### Exercise details
What is to be printed is the span of lines starting at the one containing "Clone this chart" and ending at the one containing "const data = months.map((m, i)", reproduced exactly with pictures left out.
+ + +
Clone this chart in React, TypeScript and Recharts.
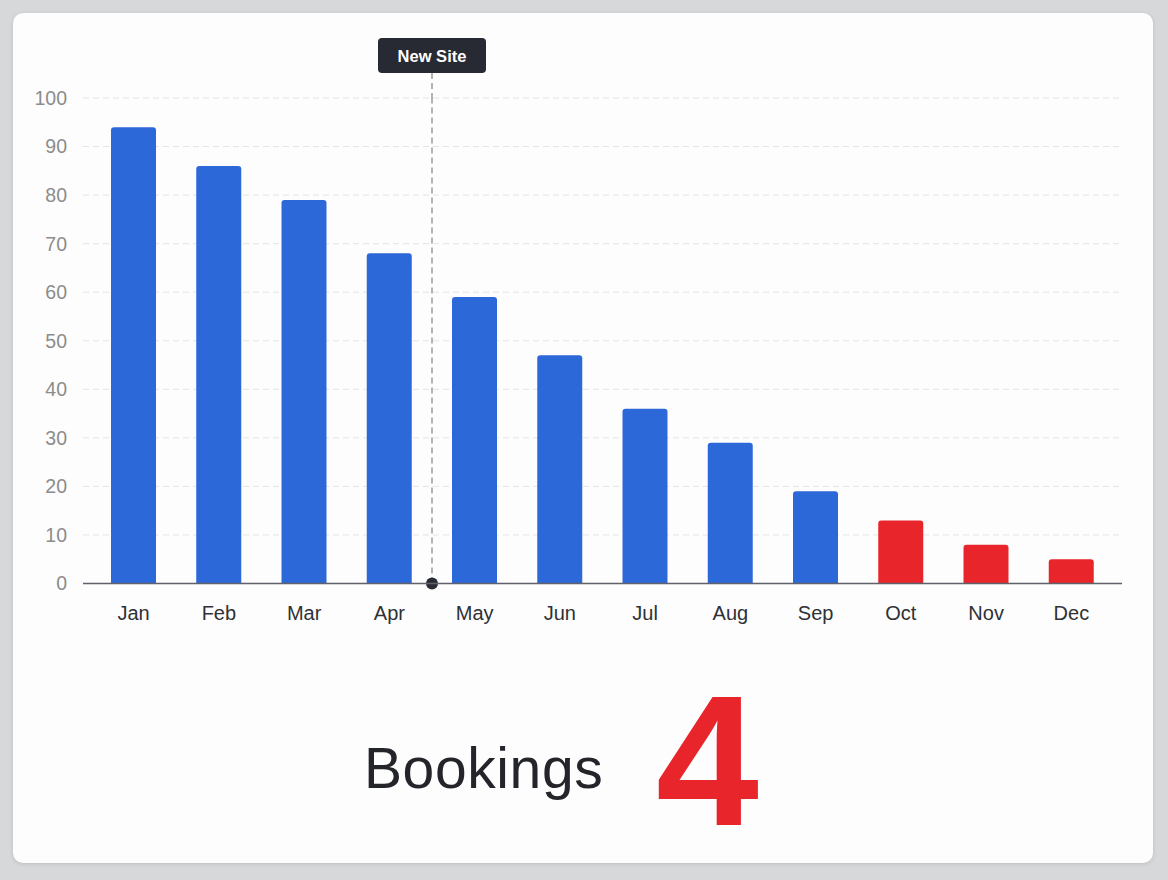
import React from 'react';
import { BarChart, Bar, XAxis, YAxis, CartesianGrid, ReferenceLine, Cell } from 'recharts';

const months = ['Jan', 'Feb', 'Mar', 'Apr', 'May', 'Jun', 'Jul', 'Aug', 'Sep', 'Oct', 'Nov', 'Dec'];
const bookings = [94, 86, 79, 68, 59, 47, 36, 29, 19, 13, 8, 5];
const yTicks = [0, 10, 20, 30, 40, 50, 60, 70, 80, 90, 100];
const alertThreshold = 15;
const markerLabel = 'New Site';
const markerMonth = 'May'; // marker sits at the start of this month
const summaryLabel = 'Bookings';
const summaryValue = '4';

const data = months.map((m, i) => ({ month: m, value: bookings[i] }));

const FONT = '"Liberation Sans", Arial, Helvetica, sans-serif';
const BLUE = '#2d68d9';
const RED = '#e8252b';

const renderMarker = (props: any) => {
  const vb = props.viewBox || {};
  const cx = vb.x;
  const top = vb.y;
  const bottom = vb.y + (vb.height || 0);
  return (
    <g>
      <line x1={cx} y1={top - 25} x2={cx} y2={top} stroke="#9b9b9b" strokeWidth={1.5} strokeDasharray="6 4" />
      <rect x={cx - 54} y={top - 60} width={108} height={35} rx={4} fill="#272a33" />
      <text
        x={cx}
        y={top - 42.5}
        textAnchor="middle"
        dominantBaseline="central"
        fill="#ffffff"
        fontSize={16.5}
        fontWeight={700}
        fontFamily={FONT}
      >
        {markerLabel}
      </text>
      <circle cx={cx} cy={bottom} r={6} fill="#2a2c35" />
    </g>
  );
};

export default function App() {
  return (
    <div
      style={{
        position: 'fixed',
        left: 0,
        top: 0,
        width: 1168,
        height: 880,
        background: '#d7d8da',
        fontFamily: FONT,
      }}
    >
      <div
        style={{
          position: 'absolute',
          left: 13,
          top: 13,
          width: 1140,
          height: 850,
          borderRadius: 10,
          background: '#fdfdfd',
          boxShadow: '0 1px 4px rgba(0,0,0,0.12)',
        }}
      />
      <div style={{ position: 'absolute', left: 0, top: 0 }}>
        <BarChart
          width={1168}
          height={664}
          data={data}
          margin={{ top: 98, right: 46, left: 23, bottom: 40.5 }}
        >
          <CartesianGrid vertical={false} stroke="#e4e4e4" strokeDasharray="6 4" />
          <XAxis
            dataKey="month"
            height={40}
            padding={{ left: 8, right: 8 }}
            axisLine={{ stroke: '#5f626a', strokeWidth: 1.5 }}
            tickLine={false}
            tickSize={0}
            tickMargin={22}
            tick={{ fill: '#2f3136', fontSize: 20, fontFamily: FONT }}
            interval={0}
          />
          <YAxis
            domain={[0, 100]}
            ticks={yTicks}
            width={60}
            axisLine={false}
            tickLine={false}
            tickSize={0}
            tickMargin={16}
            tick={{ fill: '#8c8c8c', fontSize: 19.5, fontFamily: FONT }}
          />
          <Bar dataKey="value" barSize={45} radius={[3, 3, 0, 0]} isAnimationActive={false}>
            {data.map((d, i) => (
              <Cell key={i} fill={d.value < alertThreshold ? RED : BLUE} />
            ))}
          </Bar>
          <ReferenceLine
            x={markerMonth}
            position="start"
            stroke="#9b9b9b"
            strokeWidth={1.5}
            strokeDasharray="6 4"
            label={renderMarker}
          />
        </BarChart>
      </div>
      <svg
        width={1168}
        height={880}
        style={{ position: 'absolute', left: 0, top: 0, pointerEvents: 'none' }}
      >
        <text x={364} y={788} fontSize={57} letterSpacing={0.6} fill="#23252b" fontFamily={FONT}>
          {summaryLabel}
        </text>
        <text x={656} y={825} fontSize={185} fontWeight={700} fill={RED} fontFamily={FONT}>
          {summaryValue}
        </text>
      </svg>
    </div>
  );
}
+ + +
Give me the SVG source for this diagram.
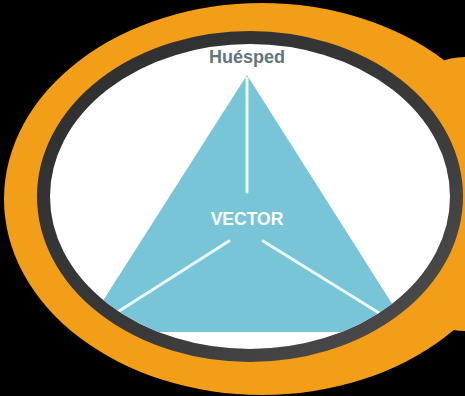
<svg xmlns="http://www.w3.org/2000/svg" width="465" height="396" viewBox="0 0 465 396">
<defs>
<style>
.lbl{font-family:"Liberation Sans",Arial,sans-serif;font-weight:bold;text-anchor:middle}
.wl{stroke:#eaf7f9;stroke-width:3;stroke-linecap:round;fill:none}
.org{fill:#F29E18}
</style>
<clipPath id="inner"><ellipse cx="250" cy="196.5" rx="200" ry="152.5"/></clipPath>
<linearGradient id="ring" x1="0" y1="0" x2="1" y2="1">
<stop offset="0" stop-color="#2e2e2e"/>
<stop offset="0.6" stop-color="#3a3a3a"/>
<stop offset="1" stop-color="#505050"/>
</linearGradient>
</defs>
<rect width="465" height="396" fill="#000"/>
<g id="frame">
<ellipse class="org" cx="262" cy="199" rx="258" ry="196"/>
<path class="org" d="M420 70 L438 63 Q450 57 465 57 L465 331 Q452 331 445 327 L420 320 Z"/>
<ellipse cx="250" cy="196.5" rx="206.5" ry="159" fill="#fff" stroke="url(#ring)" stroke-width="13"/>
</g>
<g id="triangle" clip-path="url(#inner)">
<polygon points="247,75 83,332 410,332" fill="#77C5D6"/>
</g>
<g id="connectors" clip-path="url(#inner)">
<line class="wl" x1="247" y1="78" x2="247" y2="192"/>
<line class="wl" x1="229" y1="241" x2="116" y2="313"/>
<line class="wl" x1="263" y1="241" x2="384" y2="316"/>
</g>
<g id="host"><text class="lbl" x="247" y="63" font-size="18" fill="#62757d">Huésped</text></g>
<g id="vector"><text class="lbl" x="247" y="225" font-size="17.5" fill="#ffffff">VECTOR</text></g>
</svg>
+ + +
### Result for this exercise
Clone this chart in React, TypeScript and Recharts.
import React from 'react';
import { BarChart, Bar, XAxis, YAxis, CartesianGrid, ReferenceLine, Cell } from 'recharts';

const months = ['Jan', 'Feb', 'Mar', 'Apr', 'May', 'Jun', 'Jul', 'Aug', 'Sep', 'Oct', 'Nov', 'Dec'];
const bookings = [94, 86, 79, 68, 59, 47, 36, 29, 19, 13, 8, 5];
const yTicks = [0, 10, 20, 30, 40, 50, 60, 70, 80, 90, 100];
const alertThreshold = 15;
const markerLabel = 'New Site';
const markerMonth = 'May'; // marker sits at the start of this month
const summaryLabel = 'Bookings';
const summaryValue = '4';

const data = months.map((m, i) => ({ month: m, value: bookings[i] }));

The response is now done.